The “Jungle” was party time 24/7: the semi-crazed Lithuanian caretaker, Max, wandered around carrying a large billy club, attempting to keep order. Most of us just laughed at him. He quit after two Kiwis rode a motor bike into his third floor flat, smashing the door in the process and sailing out again with his curtains as a flag. This was the sort of place the Jungle was and three months was enough, especially as by then E--- had my son back in England adopted; she had moved on and wasn‘t coming to join me; we had met two smashing Yorkshire lassies, M----- and S-----, and decided to move in together, beginning several of the happiest years of my life.

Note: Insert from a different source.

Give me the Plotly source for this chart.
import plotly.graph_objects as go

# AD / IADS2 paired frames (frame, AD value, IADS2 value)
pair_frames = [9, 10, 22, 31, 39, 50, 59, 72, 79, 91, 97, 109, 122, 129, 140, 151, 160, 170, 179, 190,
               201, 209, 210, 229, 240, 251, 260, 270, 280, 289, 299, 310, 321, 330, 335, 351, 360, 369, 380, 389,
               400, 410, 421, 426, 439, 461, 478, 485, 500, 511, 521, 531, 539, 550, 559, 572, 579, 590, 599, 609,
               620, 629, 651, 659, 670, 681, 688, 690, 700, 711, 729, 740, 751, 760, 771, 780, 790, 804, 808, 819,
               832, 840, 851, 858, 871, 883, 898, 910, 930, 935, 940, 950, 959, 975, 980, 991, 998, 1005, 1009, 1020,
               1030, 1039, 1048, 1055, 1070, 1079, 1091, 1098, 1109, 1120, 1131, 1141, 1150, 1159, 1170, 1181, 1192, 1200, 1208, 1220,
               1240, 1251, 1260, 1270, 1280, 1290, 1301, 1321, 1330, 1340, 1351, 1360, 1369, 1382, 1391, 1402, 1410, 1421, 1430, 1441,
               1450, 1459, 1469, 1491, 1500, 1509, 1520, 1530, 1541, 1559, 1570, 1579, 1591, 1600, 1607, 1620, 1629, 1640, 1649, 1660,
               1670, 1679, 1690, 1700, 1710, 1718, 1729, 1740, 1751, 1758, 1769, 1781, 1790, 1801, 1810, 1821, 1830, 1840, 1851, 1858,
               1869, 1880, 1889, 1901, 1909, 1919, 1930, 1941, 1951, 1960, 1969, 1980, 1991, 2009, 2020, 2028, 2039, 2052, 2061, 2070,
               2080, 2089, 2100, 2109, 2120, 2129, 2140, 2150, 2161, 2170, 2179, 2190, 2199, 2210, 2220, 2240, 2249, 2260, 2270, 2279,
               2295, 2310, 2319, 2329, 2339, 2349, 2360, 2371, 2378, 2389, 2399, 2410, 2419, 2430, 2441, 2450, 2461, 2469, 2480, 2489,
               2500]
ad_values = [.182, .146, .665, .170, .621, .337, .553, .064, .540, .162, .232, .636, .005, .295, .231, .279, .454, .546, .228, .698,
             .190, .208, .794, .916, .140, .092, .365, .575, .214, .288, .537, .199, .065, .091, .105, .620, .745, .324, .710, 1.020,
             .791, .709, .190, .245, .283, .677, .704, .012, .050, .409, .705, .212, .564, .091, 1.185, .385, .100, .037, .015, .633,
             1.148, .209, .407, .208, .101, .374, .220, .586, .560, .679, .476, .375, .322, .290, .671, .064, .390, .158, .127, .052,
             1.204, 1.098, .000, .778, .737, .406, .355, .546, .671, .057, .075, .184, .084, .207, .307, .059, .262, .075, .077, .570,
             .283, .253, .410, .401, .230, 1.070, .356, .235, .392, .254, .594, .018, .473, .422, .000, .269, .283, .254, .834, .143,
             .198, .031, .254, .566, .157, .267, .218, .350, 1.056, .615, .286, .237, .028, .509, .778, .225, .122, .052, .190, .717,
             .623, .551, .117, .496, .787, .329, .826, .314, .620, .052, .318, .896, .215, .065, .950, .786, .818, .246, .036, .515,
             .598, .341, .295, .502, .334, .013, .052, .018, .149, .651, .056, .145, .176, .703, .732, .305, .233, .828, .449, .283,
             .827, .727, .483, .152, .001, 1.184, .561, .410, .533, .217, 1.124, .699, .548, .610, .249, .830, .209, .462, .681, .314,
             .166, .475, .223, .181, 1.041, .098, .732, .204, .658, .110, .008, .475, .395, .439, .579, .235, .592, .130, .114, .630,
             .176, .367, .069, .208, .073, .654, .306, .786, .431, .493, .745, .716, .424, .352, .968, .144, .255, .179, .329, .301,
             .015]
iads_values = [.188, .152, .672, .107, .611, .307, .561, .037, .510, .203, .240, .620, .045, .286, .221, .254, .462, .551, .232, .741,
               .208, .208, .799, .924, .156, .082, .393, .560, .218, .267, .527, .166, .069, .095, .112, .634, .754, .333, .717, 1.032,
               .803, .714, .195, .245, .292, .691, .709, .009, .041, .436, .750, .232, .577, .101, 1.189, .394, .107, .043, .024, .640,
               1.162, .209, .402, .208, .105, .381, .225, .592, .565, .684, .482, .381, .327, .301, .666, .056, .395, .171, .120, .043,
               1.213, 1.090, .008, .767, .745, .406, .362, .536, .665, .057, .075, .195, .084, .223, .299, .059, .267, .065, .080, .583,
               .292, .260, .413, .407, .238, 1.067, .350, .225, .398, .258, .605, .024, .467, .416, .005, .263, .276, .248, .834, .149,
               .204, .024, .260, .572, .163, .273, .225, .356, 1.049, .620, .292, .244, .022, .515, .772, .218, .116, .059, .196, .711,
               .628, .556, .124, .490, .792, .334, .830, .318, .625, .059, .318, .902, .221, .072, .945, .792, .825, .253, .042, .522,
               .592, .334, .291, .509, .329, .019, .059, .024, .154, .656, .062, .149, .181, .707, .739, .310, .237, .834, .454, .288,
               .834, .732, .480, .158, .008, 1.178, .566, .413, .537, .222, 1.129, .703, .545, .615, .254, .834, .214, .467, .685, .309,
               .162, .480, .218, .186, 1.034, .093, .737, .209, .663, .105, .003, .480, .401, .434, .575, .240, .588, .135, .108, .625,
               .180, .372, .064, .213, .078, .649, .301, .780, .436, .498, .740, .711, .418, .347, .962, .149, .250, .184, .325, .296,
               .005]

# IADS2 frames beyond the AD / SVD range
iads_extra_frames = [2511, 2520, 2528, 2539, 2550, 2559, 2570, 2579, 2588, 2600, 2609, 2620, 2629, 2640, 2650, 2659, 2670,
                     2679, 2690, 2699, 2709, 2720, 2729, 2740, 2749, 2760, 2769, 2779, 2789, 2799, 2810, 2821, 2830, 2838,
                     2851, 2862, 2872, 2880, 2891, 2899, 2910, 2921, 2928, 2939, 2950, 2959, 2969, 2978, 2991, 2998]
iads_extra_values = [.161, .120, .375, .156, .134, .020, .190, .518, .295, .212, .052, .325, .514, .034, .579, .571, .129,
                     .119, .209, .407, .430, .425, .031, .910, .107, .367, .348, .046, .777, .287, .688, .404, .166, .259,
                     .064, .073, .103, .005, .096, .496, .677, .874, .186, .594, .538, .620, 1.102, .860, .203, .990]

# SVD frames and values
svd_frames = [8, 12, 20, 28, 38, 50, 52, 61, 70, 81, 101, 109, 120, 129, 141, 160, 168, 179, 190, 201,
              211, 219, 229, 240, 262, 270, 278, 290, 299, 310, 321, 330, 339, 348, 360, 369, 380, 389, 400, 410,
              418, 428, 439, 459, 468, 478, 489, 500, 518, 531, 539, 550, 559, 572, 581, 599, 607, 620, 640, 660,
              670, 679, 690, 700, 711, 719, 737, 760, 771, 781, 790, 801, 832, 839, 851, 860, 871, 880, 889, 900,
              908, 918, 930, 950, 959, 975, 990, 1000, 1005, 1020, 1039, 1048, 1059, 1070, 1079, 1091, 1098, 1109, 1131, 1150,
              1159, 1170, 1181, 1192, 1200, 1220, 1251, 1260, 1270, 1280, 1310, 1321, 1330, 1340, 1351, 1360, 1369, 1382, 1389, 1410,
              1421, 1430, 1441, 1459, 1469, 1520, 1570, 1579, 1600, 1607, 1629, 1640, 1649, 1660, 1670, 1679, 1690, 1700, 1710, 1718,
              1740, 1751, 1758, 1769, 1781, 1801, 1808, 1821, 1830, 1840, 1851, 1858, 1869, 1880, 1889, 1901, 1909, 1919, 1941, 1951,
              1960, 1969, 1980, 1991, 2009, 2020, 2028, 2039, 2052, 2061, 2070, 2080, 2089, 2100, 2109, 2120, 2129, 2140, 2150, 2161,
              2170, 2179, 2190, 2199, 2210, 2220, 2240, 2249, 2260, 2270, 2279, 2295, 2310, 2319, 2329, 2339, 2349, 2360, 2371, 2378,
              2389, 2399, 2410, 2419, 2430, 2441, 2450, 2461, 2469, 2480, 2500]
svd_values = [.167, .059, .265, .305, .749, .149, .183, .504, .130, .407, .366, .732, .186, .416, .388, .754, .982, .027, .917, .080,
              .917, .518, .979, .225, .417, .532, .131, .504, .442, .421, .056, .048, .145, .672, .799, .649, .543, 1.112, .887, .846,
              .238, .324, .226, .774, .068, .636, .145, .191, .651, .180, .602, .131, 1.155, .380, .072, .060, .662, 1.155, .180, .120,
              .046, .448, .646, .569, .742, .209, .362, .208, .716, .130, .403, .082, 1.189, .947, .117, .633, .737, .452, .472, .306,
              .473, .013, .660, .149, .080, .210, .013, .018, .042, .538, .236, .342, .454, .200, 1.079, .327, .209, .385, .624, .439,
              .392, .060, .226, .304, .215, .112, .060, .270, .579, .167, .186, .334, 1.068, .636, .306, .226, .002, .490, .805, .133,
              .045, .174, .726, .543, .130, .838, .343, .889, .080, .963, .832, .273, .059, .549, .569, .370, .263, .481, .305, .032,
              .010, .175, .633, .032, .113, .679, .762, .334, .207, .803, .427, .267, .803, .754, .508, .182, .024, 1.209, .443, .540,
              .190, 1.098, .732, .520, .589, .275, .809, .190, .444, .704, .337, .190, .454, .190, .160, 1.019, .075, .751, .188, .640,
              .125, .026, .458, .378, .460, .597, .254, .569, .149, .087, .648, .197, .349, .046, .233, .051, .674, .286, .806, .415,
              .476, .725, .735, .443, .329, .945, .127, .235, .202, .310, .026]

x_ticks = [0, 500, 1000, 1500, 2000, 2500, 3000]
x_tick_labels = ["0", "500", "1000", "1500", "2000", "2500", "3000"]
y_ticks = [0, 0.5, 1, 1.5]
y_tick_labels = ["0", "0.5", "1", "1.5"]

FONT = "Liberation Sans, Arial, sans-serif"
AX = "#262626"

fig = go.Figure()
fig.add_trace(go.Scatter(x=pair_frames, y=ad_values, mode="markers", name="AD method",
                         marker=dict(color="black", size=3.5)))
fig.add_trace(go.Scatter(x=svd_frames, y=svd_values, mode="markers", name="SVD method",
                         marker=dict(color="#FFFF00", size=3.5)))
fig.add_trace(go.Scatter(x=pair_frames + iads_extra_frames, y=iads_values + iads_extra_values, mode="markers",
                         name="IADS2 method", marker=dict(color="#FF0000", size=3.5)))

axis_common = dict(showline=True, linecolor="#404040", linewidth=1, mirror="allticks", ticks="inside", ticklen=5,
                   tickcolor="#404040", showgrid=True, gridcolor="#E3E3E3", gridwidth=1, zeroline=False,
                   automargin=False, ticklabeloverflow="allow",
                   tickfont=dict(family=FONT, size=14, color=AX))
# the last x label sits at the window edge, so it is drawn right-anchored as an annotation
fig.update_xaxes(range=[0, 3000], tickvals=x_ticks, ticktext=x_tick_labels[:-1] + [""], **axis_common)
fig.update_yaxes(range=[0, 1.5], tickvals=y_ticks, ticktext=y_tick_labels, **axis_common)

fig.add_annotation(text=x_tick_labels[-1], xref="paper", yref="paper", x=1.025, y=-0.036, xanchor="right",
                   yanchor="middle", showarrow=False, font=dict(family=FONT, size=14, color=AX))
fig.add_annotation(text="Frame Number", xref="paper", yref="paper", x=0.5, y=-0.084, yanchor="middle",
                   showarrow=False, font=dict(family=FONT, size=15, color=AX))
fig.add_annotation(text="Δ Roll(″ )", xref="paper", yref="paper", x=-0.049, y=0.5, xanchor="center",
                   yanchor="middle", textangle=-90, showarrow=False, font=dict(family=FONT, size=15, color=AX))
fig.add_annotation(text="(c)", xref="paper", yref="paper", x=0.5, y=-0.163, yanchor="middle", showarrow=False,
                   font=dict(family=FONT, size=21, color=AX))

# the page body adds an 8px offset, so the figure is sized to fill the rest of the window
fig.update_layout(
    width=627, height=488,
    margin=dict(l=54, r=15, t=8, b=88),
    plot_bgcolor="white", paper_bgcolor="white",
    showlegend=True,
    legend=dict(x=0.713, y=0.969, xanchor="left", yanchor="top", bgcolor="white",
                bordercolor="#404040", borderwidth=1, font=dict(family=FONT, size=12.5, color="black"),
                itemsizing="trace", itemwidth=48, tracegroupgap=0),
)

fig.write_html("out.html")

I often wonder, looking back to my two periods of living in Australia, why I ever left the first time. The reason was, I suppose, I had found the United States and Mexico, taken as a duality, definitely the most exciting area in the world to live and explore, although many of you will dispute this having found places like Brazil and Africa.

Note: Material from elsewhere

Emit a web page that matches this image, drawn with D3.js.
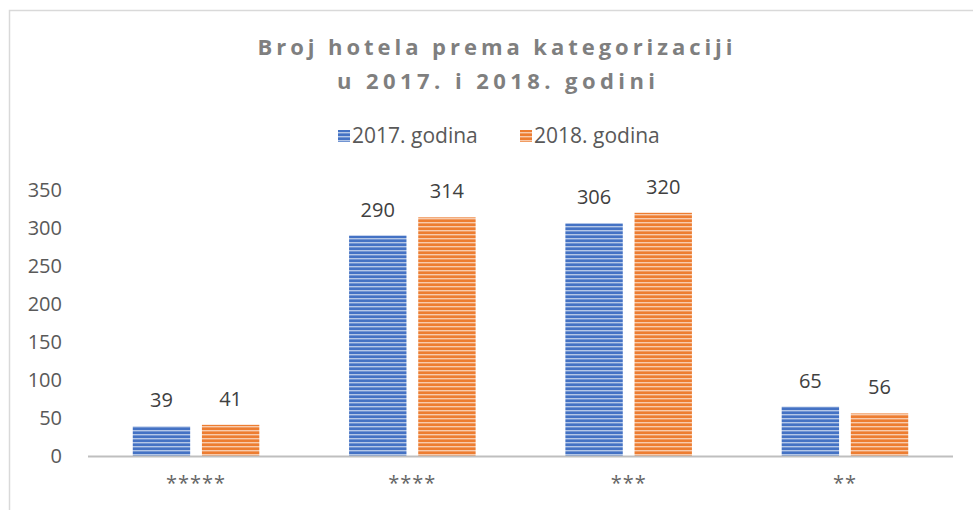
<!DOCTYPE html>
<html>
<head>
<meta charset="utf-8">
<script src="https://cdn.jsdelivr.net/npm/d3@7"></script>
<style>
  body { margin: 0; background: #fff; }
  svg { display: block; font-family: "Open Sans", sans-serif; }
</style>
</head>
<body>
<svg id="chart"></svg>
<script>
const categories = ["*****", "****", "***", "**"];
const seriesNames = ["2017. godina", "2018. godina"];
const values2017 = [39, 290, 306, 65];
const values2018 = [41, 314, 320, 56];
const yTicks = [0, 50, 100, 150, 200, 250, 300, 350];
const colors = ["#4472C4", "#ED7D31"];

const width = 973, height = 510;
const margin = {top: 190, right: 20, bottom: 54, left: 88};
const font = "'Open Sans', sans-serif";
const svg = d3.select("#chart")
    .attr("width", width)
    .attr("height", height)
    .attr("viewBox", [0, 0, width, height]);

// striped fills, like the office "narrow horizontal" pattern
const defs = svg.append("defs");
colors.forEach((c, i) => {
    const p = defs.append("pattern")
        .attr("id", "stripe" + i)
        .attr("patternUnits", "userSpaceOnUse")
        .attr("width", 8).attr("height", 4);
    p.append("rect").attr("width", 8).attr("height", 4).attr("fill", c);
    p.append("rect").attr("y", 2).attr("width", 8).attr("height", 1.4)
        .attr("fill", "#fff").attr("opacity", 0.6);
});

// outer border (only top and left are visible in the crop)
svg.append("path")
    .attr("d", `M9.5,${height} V10.5 H${width}`)
    .attr("fill", "none")
    .attr("stroke", "#d9d9d9")
    .attr("stroke-width", 1.5);

const data = categories.map((c, i) => ({name: c, v: [values2017[i], values2018[i]]}));

const x = d3.scaleBand()
    .domain(categories)
    .range([margin.left, 953])
    .paddingInner(0.415)
    .paddingOuter(0.207);

const xs = d3.scaleBand()
    .domain([0, 1])
    .range([0, x.bandwidth()])
    .paddingInner(0.17);

const y = d3.scaleLinear()
    .domain([0, 350])
    .range([456, 190]);

// title
const title = svg.append("text")
    .attr("text-anchor", "middle")
    .attr("fill", "#7f7f7f")
    .style("font-weight", "bold")
    .style("font-size", "22px");
title.append("tspan").attr("x", 495).attr("y", 55)
    .attr("textLength", 475).attr("lengthAdjust", "spacing")
    .text("Broj hotela prema kategorizaciji");
title.append("tspan").attr("x", 496).attr("y", 89)
    .attr("textLength", 318).attr("lengthAdjust", "spacing")
    .text("u 2017. i 2018. godini");

// legend
const legendPos = [338, 520];
const legend = svg.append("g")
    .selectAll("g")
    .data(seriesNames)
    .join("g")
    .attr("transform", (d, i) => `translate(${legendPos[i]},130)`);
legend.append("rect")
    .attr("width", 12).attr("height", 12)
    .attr("fill", (d, i) => `url(#stripe${i})`);
legend.append("text")
    .attr("x", 14).attr("y", 13)
    .attr("fill", "#595959")
    .style("font-size", "21px")
    .text(d => d);

// y axis labels (no line)
svg.append("g")
    .attr("transform", `translate(${margin.left - 26},0)`)
    .call(d3.axisLeft(y).tickValues(yTicks).tickSize(0).tickPadding(0))
    .call(g => g.select(".domain").remove())
    .call(g => g.selectAll("text")
        .attr("fill", "#595959")
        .style("font-size", "20px")
        .style("font-family", font));

// bars
const groups = svg.append("g")
    .selectAll("g")
    .data(data)
    .join("g")
    .attr("transform", d => `translate(${x(d.name)},0)`);

groups.selectAll("rect")
    .data(d => d.v)
    .join("rect")
    .attr("x", (d, i) => xs(i))
    .attr("y", d => y(d))
    .attr("width", xs.bandwidth())
    .attr("height", d => y(0) - y(d))
    .attr("fill", (d, i) => `url(#stripe${i})`);

groups.selectAll("text")
    .data(d => d.v)
    .join("text")
    .attr("x", (d, i) => xs(i) + xs.bandwidth() / 2)
    .attr("y", d => y(d) - 19)
    .attr("text-anchor", "middle")
    .attr("fill", "#404040")
    .style("font-size", "20px")
    .text(d => d);

// x axis baseline + category labels
svg.append("g")
    .attr("transform", `translate(0,${y(0)})`)
    .call(d3.axisBottom(x).tickSize(0).tickPadding(20))
    .call(g => g.select(".domain")
        .attr("d", `M${margin.left},0.5H953`)
        .attr("stroke", "#bfbfbf")
        .attr("stroke-width", 2))
    .call(g => g.selectAll("text")
        .attr("fill", "#666666")
        .attr("letter-spacing", "1px")
        .style("font-size", "20px")
        .style("font-family", font));
</script>
</body>
</html>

But Oz is special; very special. The native wild life will captivate you: until you have seen a hundred kangaroos travelling along the desert skyline, bouncing along as if they are made of flubber; watched, entranced, as six week-old dingo pups emerge from a roadside shrub and commence to play like two kittens; gaze in amazement as a thousand grey and pink Galah parrots take to the sky from a cornfield; then recoil in shock and disgust to see these gorgeous creatures being blown out of the sky by farmers with shotguns; hearing the almost human cries of the abandoned mates as they wheel and dive in misery. You realize then that this is a very different place than cold old Europe, the world’s sad cinder you left behind. Yes, Oz was different: kind and welcoming, but also cruel and harsh at times. And I think again as I pen this trite article: Australia, how could I have ever left you?
I did stay in Australia for 5 years before setting sail for the States, and I did return many years later, only to leave by decree this time. Perhaps I will publish more on my life in another hub if I am not boring you to death.